Is it much jumps and jumping kicks in Hapkido?


----------



## iron_ox (Jul 19, 2006)

Hello all,

In the teaching of Choi Dojunim, there were only 10 kicks.  No jumping kicks at all.


----------



## matt.m (Jul 19, 2006)

In Moo Sul Kwan hapkido there are a lot of jump, jump spinning, and spin kicks.  Kicking is an important part of the cirriculum.


----------



## hapkenkido (May 4, 2008)

i only do about 10 kicks and nooo jumping at all.


----------



## arnisador (May 4, 2008)

As you can see, it varies considerably between systems!


----------



## hapkidonet (May 5, 2008)

Depends on the style. Some schools are very into the high kicks, flying kicks and even acrobatics. I attended a school like that and blew out my knee and never went back.

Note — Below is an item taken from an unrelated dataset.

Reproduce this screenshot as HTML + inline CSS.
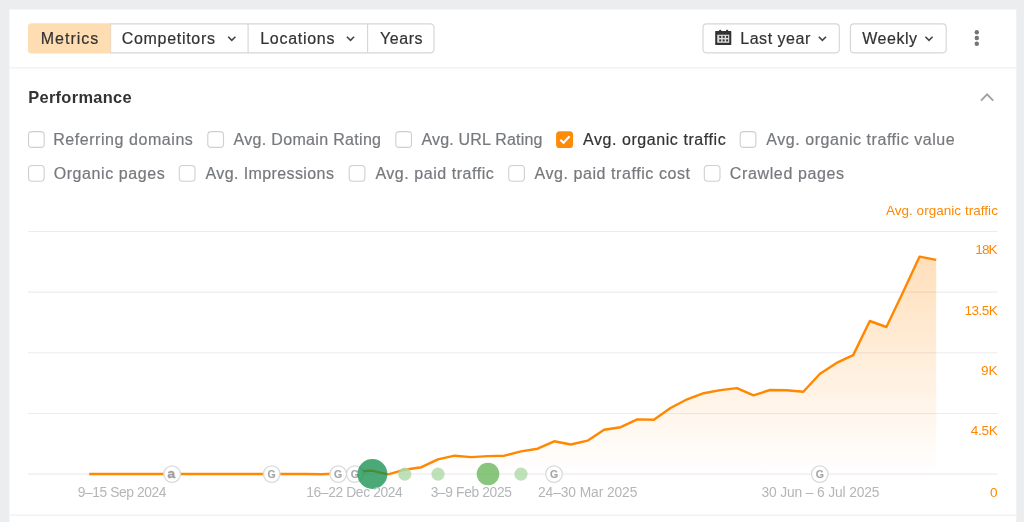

Other schools focus much more on self defense, joint locks and breaks, and low kicks. That's what I like and what I do now. I do practice high kicks and spin kicks, but no jumps or flying kicks. My knees just can't take it.

Of course everyone is different and you have to work with the inclination of your body and your desires.


----------



## Tswolfman (May 12, 2008)

It Just depends on what Style. What Style were you interested in im sure we have many knowledgable people here that can inform you on any particular style of hapkido.


----------